Elvis Presley Sun Sessions.

Scotty Moore Talks Elvis and
"That's All Right" Beginning.

Elvis, Bill Black, Scotty Moore and Sam Phillips and Sun Recording Studio.

The Elvis Presley Sun Sessions story continues from the previous page.

The next night, July 6th, 1954, the trio had to come up with a side "B" for the record and chose an old Bill Monroe classic, "Blue Moon of Kentucky."

Listen below how Scotty Moore describes just how the song "Blue Moon of Kentucky" came about and Elvis' first interview and I'll continue below with excerpts from the vinyl record LP "The Complete Sun Sessions."

The vinyl record LP "The Complete Sun Sessions" content is pretty much in line with the way Scotty tells the story in this video.

July 7th, 1954 - First Time an Elvis Presley Record Was Put on The Air.

Here is how the Elvis Presley Sun Sessions first song was released, according to the content on my LP album.

After recording the "B" side "Blue Moon of Kentucky" Sam delivered his two-sided acetate to three Memphis disc jockeys.

Two of them jumped on the blue grass tune, but it was a Disc Jockey named Dewey Phillips, who really put the record across. He played it over and over again, first one side then the other, while Elvis sat in a movie theater watching a western double feature.

Elvis Presley Sun Sessions: The Phone Calls and Telegrams Started Pouring In!

Elvis Presley Sun Sessions at Vinyl Record Memories.com.

Dewey got hold of Elvis' daddy, Vernon and was told that Elvis was at Suzore's No. 2 theater.

When Elvis finally got to the studio, Dewey told Elvis "Sit down, I'm going to interview you."

Elvis said "Mr. Phillips, "I don't know nothing about being interviewed." Dewey told Elvis, just don't say any cuss words.

This is Dewey's Elvis Presley Sun Records interview.

"He sat down, and I said I'd let him know when we were ready to start. I had a couple of records cued up, and while they played we talked. I asked him where he went to school, and he said Humes. I wanted to get that out, because a lot of people had thought he was colored. Finally I said all right Elvis, thank you very much. Aren't you gonna interview me? he asked. I already have, I said, the mike's been open the whole time. He broke out in a cold sweat."
Dewey Phillips

The record was released on July 19th, just two weeks after it was recorded. On July 27th Marion Keisker brought a very uncomfortable-looking Elvis Presley down to the Memphis Press-Scimitar building where he was interviewed by theater critic Edwin Howard.

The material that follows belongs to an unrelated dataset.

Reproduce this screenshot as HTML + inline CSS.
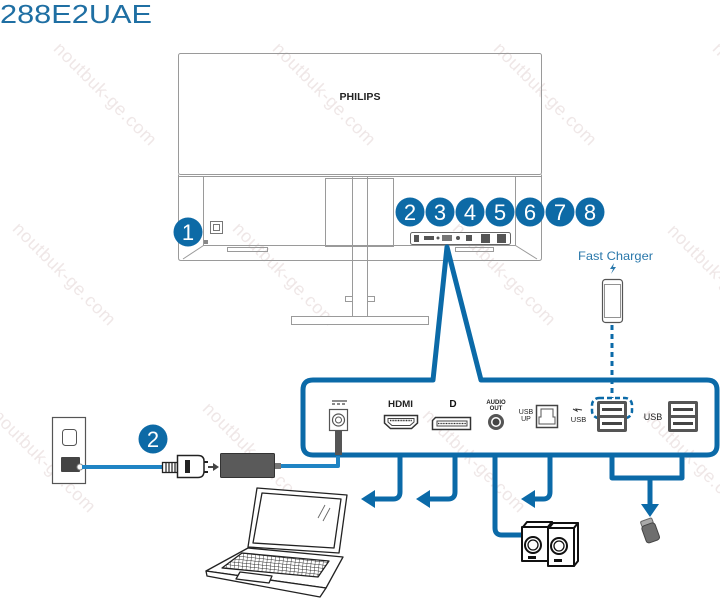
<!DOCTYPE html>
<html><head><meta charset="utf-8"><style>
html,body{margin:0;padding:0;background:#fff;}
svg{display:block;}
text{font-family:"Liberation Sans",sans-serif;}
</style></head><body>
<svg width="720" height="598" viewBox="0 0 720 598" xmlns="http://www.w3.org/2000/svg">
<defs>
<pattern id="kb" width="4" height="3.2" patternUnits="userSpaceOnUse" patternTransform="rotate(6)">
<rect width="4" height="3.2" fill="#fff"/><path d="M0 0H4M0 0V3.2" stroke="#222" stroke-width="0.9"/></pattern>
</defs>

<!-- watermarks -->
<g fill="#efe7e7" font-size="18" font-family="Liberation Sans,sans-serif">
<text transform="translate(101,98) rotate(45)" text-anchor="middle" textLength="137">noutbuk-ge.com</text>
<text transform="translate(320,98) rotate(45)" text-anchor="middle" textLength="137">noutbuk-ge.com</text>
<text transform="translate(541,98) rotate(45)" text-anchor="middle" textLength="137">noutbuk-ge.com</text>
<text transform="translate(760,98) rotate(45)" text-anchor="middle" textLength="137">noutbuk-ge.com</text>
<text transform="translate(60,278) rotate(45)" text-anchor="middle" textLength="137">noutbuk-ge.com</text>
<text transform="translate(280,278) rotate(45)" text-anchor="middle" textLength="137">noutbuk-ge.com</text>
<text transform="translate(500,278) rotate(45)" text-anchor="middle" textLength="137">noutbuk-ge.com</text>
<text transform="translate(715,280) rotate(45)" text-anchor="middle" textLength="137">noutbuk-ge.com</text>
<text transform="translate(40,465) rotate(45)" text-anchor="middle" textLength="137">noutbuk-ge.com</text>
<text transform="translate(250,458) rotate(45)" text-anchor="middle" textLength="137">noutbuk-ge.com</text>
<text transform="translate(470,465) rotate(45)" text-anchor="middle" textLength="137">noutbuk-ge.com</text>
<text transform="translate(690,465) rotate(45)" text-anchor="middle" textLength="137">noutbuk-ge.com</text>
</g>

<!-- title -->
<text x="0" y="23" font-size="26" fill="#1f6fa3" textLength="152" lengthAdjust="spacingAndGlyphs">288E2UAE</text>

<!-- monitor -->
<g fill="none" stroke="#9a9a9a" stroke-width="1">
<rect x="178.5" y="53.5" width="363" height="121" rx="2"/>
<path d="M178.5 174.5 V258 Q178.5 260.5 181 260.5 H539 Q541.5 260.5 541.5 258 V174.5"/>
<path d="M178.5 176.5 H541.5"/>
<path d="M203.5 176 V245.5 H515.5 V176"/>
<path d="M203.5 245.5 L183 259 M515.5 245.5 L537 259"/>
<rect x="325.5" y="178.5" width="68" height="68"/>
<rect x="227.5" y="247.5" width="40" height="4"/>
<rect x="455.5" y="247.5" width="38" height="4"/>
<path d="M352.5 176 V316 M367.5 176 V316"/>
<rect x="345.5" y="296.5" width="7" height="5"/><rect x="367.5" y="296.5" width="7" height="5"/>
<rect x="291.5" y="316.5" width="137" height="8" fill="#fff"/>
<rect x="210.5" y="221.5" width="12" height="12" stroke="#777"/>
<rect x="213.5" y="224.5" width="6" height="6" stroke="#777"/>
</g>
<path d="M204 240 h4 v4 h-4z" fill="#888"/>
<text x="360" y="100" font-size="10" font-weight="bold" fill="#222" text-anchor="middle" textLength="41" lengthAdjust="spacingAndGlyphs">PHILIPS</text>

<!-- monitor port strip -->
<rect x="410.5" y="232.5" width="100" height="12" rx="2" fill="#fff" stroke="#666"/>
<g fill="#555">
<rect x="414" y="235" width="5" height="7"/>
<rect x="424" y="236" width="10" height="4"/>
<circle cx="438" cy="238" r="1.5"/>
<rect x="442" y="235" width="10" height="6" fill="#777"/>
<circle cx="458" cy="238" r="2"/>
<rect x="466" y="235" width="6" height="6"/>
<rect x="481" y="234" width="9" height="9"/>
<rect x="497" y="234" width="9" height="9"/>
</g>

<!-- badges -->
<g fill="#0d6aa6">
<circle cx="188" cy="232" r="14.5"/>
<circle cx="410" cy="212" r="14.5"/><circle cx="440" cy="212" r="14.5"/><circle cx="470" cy="212" r="14.5"/>
<circle cx="500" cy="212" r="14.5"/><circle cx="530" cy="212" r="14.5"/><circle cx="560" cy="212" r="14.5"/>
<circle cx="590" cy="212" r="14.5"/>
<circle cx="153" cy="439" r="14.5"/>
</g>
<g fill="#fff" font-size="22" text-anchor="middle">
<text x="188" y="240">1</text>
<text x="410" y="220">2</text><text x="440" y="220">3</text><text x="470" y="220">4</text>
<text x="500" y="220">5</text><text x="530" y="220">6</text><text x="560" y="220">7</text>
<text x="590" y="220">8</text>
<text x="153" y="447">2</text>
</g>

<!-- panel with V connector -->
<path d="M433 380 H313 Q303 380 303 390 V445 Q303 455 313 455 H707 Q717 455 717 445 V390 Q717 380 707 380 H481 L447 247 L433 380 Z" fill="none" stroke="#0b6aa8" stroke-width="5" stroke-linejoin="round"/>

<!-- branches -->
<g fill="none" stroke="#0b6aa8" stroke-width="5" stroke-linejoin="round">
<path d="M400 455 V492 Q400 499 393 499 H372"/>
<path d="M455 455 V492 Q455 499 448 499 H427"/>
<path d="M495 455 V528 Q495 535 502 535 H522"/>
<path d="M550 455 V492 Q550 499 543 499 H532"/>
<path d="M612 455 V478 H682 V455"/>
<path d="M650 478 V506"/>
</g>
<g fill="#0b6aa8">
<polygon points="361,499 375,490 375,508"/>
<polygon points="416,499 430,490 430,508"/>
<polygon points="521,499 535,490 535,508"/>
<polygon points="641,504 659,504 650,517"/>
</g>

<!-- fast charger -->
<text x="578" y="260" font-size="12" fill="#2a78ab" textLength="75" lengthAdjust="spacingAndGlyphs">Fast Charger</text>
<polygon points="614,263 610,269 613,269 611,274 616,267 613,267" fill="#2a78ab"/>
<rect x="602.5" y="279.5" width="20" height="43" rx="3" fill="#fff" stroke="#555" stroke-width="1.2"/>
<rect x="604.5" y="284.5" width="16" height="33" fill="none" stroke="#777" stroke-width="0.8"/>
<path d="M612 325 V398" stroke="#0b6aa8" stroke-width="3" stroke-dasharray="5 4"/>
<rect x="592" y="398" width="40" height="20" rx="7" fill="none" stroke="#0b6aa8" stroke-width="2.5" stroke-dasharray="5 3"/>

<!-- DC -->
<path d="M332 401 H347" stroke="#444" stroke-width="1.2"/>
<path d="M332 404 H347" stroke="#444" stroke-width="1.2" stroke-dasharray="3 2"/>
<rect x="329.5" y="409.5" width="18" height="21" fill="#fff" stroke="#555" stroke-width="1.2"/>
<circle cx="338.5" cy="420" r="6" fill="none" stroke="#555" stroke-width="1.2"/>
<circle cx="338.5" cy="420" r="3" fill="none" stroke="#555" stroke-width="1"/>
<rect x="335" y="431" width="7" height="24" fill="#555"/>

<!-- HDMI -->
<text x="400.5" y="407" font-size="9" font-weight="bold" fill="#222" text-anchor="middle" textLength="25" lengthAdjust="spacingAndGlyphs">HDMI</text>
<polygon points="384.5,415.5 417.5,415.5 417.5,423 411.5,428.5 390.5,428.5 384.5,423" fill="#fff" stroke="#333" stroke-width="1.5"/>
<polygon points="388,418.5 414,418.5 414,422 410,425.5 392,425.5 388,422" fill="#fff" stroke="#444" stroke-width="1"/>
<path d="M390 420.5 H412" stroke="#333" stroke-width="1.5" stroke-dasharray="1 0.6"/>

<!-- DP -->
<text x="453" y="407" font-size="10" font-weight="bold" fill="#111" text-anchor="middle">D</text>
<polygon points="435.5,417.5 470.5,417.5 470.5,429.5 432.5,429.5 432.5,420.5" fill="#fff" stroke="#333" stroke-width="1.5"/>
<rect x="437" y="421" width="30" height="5" fill="#fff" stroke="#444" stroke-width="1"/>
<path d="M438 423.5 H466" stroke="#333" stroke-width="1.3" stroke-dasharray="1 0.6"/>

<!-- audio -->
<text x="496" y="404" font-size="6" font-weight="bold" fill="#222" text-anchor="middle">AUDIO</text>
<text x="496" y="410" font-size="6" font-weight="bold" fill="#222" text-anchor="middle">OUT</text>
<circle cx="496" cy="422" r="8" fill="#555"/>
<circle cx="496" cy="422" r="5" fill="#fff"/>
<circle cx="496" cy="422" r="3.5" fill="#444"/>

<!-- USB UP -->
<text x="526" y="414" font-size="7" fill="#222" text-anchor="middle">USB</text>
<text x="526" y="421" font-size="7" fill="#222" text-anchor="middle">UP</text>
<rect x="536.5" y="405.5" width="21" height="22" fill="#fff" stroke="#444" stroke-width="1.5"/>
<path d="M541 409 h12 v8 h2 v7 h-16 v-7 h2 z" fill="none" stroke="#555" stroke-width="1"/>

<!-- USB fast -->
<path d="M573 409 L577 411 L576 409 L582 410" fill="none" stroke="#333" stroke-width="1"/>
<text x="578.5" y="422" font-size="7.5" fill="#222" text-anchor="middle">USB</text>
<rect x="597" y="401" width="30" height="31" rx="2" fill="#555"/>
<rect x="600" y="404" width="24" height="11" fill="#fff"/>
<rect x="600" y="418" width="24" height="11" fill="#fff"/>
<rect x="602" y="408" width="20" height="3" fill="#444"/>
<rect x="602" y="422" width="20" height="3" fill="#444"/>

<!-- USB right -->
<text x="653" y="420" font-size="9" fill="#222" text-anchor="middle">USB</text>
<rect x="668" y="401" width="30" height="31" rx="2" fill="#555"/>
<rect x="671" y="404" width="24" height="11" fill="#fff"/>
<rect x="671" y="418" width="24" height="11" fill="#fff"/>
<rect x="673" y="408" width="20" height="3" fill="#444"/>
<rect x="673" y="422" width="20" height="3" fill="#444"/>

<!-- wall outlet -->
<rect x="52.5" y="417.5" width="33" height="66" fill="#fff" stroke="#555" stroke-width="1.2"/>
<rect x="62.5" y="429.5" width="14" height="16" rx="3" fill="#fff" stroke="#555" stroke-width="1"/>
<rect x="61" y="457" width="19" height="15" rx="1" fill="#444"/>
<circle cx="80" cy="467" r="3" fill="#fff" stroke="#888"/>

<!-- power cords -->
<path d="M82 467 H163" stroke="#1f84c4" stroke-width="4" fill="none"/>
<path d="M275 466 H338 V456" stroke="#1f84c4" stroke-width="4" fill="none" stroke-linejoin="round"/>

<!-- plug -->
<rect x="162.5" y="462.5" width="15" height="10" fill="#fff" stroke="#222" stroke-width="1.3"/>
<path d="M166 463 V472 M169 463 V472 M172 463 V472 M175 463 V472" stroke="#222" stroke-width="1.2"/>
<path d="M177.5 455.5 H198 Q204 455.5 204 461 V471 Q204 477.5 198 477.5 H177.5 Z" fill="#fff" stroke="#222" stroke-width="1.5"/>
<rect x="185" y="460" width="5" height="13" fill="#222"/>
<path d="M204 462 H208 M204 472 H208" stroke="#222" stroke-width="2"/>
<path d="M208 467 H214" stroke="#444" stroke-width="2"/>
<polygon points="213,463 219,467 213,471" fill="#444"/>

<!-- adapter -->
<rect x="220.5" y="453.5" width="54" height="24" rx="1" fill="#5a5a5a" stroke="#333"/>
<rect x="275" y="463" width="6" height="6" fill="#777"/>

<!-- laptop -->
<g stroke="#222" stroke-width="1.3" stroke-linejoin="round" fill="#fff">
<polygon points="206,571 248,548 343,557 326,588"/>
<polygon points="206,571 326,588 320,597 207,576"/>
<polygon points="257,488 347,495 339,553 248,547"/>
<polygon points="262,493 341,499 334,548 253,543"/>
<polygon points="242,553 329,561 318,577 222,568" fill="url(#kb)"/>
<polygon points="240,572 272,576 269,583 236,579"/>
</g>
<path d="M325 505 L318 518 M330 508 L323 521" stroke="#666" stroke-width="0.9"/>

<!-- speakers -->
<g stroke="#111" stroke-width="2" fill="#fff" stroke-linejoin="round">
<polygon points="523,527 527,522 552,522 548,527"/>
<rect x="522" y="527" width="26" height="34"/>
<polygon points="548,527 552,522 552,556 548,561"/>
<polygon points="549,528 553,523 578,523 574,528"/>
<rect x="548" y="528" width="26" height="38"/>
<polygon points="574,528 578,523 578,561 574,566"/>
<circle cx="533" cy="545" r="8"/>
<circle cx="533" cy="545" r="5" stroke-width="1.3"/>
<circle cx="559" cy="546" r="8"/>
<circle cx="559" cy="546" r="5" stroke-width="1.3"/>
</g>
<rect x="528" y="556" width="8" height="3" fill="#111"/>
<rect x="554" y="559" width="8" height="3" fill="#111"/>

<!-- flash drive -->
<g transform="translate(650,531) rotate(-20)">
<rect x="-6" y="-12" width="12" height="6" rx="1.5" fill="#aaa" stroke="#666"/>
<rect x="-7" y="-7" width="14" height="18" rx="3" fill="#6e6e6e" stroke="#444"/>
</g>
</svg>
</body></html>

Marion said he was a truck driver, recalled Howard and he could only come in on his lunch hour.  I'll never forget...he walked in there with his duck-tail haircut and had this funny looking thin bow tie on. He was hard to interview and about all I could get out of him was yes or no.

Elvis Forced To Leave The Real World He Once Knew.

On July 30th Elvis appeared at an outdoor concert at the Overton Park Shell. He didn't go over very well at the afternoon show where he sang mostly ballads.

In the evening he came back with "Good Rockin' Tonight" and the shock was heard all around the world. In October, 1954 Elvis made his debut on the Louisiana Hayride, and the next month signed on as a regular and quit his truck driving job at Crown Electric.

By December he was acknowledged by Billboard magazine as "the hottest piece of merchandise on the Louisiana Hayride...the youngster with the hillbilly blues beat."

Within a year Elvis had left forever, singing in school house gyms, shopping centers,  and short notice shows on the back of a flatbed trucks.

By the time he was 21 years old Elvis had acquired the status of a legend and would never again be able to venture out into the real world he once knew.

Elvis Presley would become nothing less than the most popular entertainer of all time.